Their research also goes to show that silicon research is indeed among the five hottest fields in scientific research right now.
The work, published in Journal of Materials Chemistry C, was led by Dzung Dao, senior lecturer at Griffith’s School of Engineering.
According to a university press release, Dao and his QMNC colleagues grew the silicon carbide on six-inch silicon wafers at low temperature, generating p-type nanocrystalline SiC. They were able to demonstrate—for the first time—the effect of mechanical strain on SiC’s electrical conductivity.
The paper’s abstract states that the researchers measured the gauge factor to be 14.5, “one order of magnitude larger than that in most metals.” The results suggest that SiC’s mechanical strain strongly influences its electrical conductance, a characteristic that makes the researchers hopeful about the material’s future uses in specialty situations.

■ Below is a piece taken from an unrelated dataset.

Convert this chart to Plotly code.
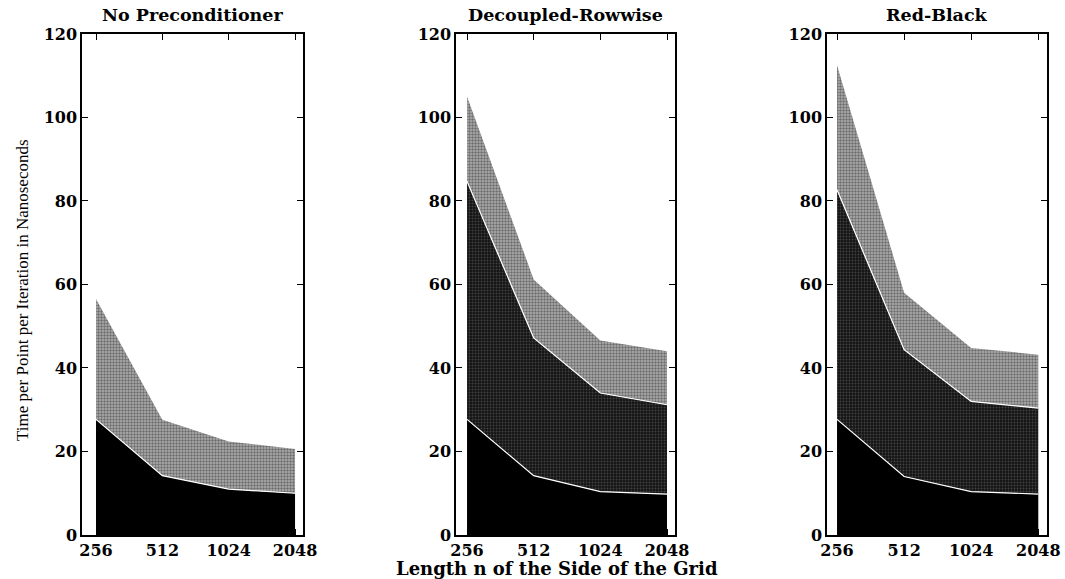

“Over the past 50 years, silicon has been the dominant material used as a semiconductor for sensing devices and that continues today in computers, mobile phones, automobiles, and more,” says Dao in the release. “However, silicon is not suitable for electronic devices at high temperatures above 200°C due to the generation of thermal carriers and junction leakage. Silicon carbide, on the other hand, possesses excellent mechanical strength, chemical inertness, thermal durability, and electrical stability due to its unique electronic structure. Thus it holds promise as the material for high performance sensors in, for example, deep-oil and coal mining, combustion engines, energy conversion devices, and so on.
“In areas where the temperature can reach well above 200°C, chemical corrosion and mechanical shock are extreme. That’s where silicon carbide comes in,” he continues. “Silicon carbide is already used in power electronics and these results are very encouraging for sensor technology, particularly in harsh working environments.”
The findings could prove beneficial to a host of industries, including mining, aerospace, automotive, and biomedical, the university says.
The paper is “The effect of strain on the electrical conductance of p-type nanocrystalline silicon carbide thin films,” (DOI: 10.1039/C4TC02679A).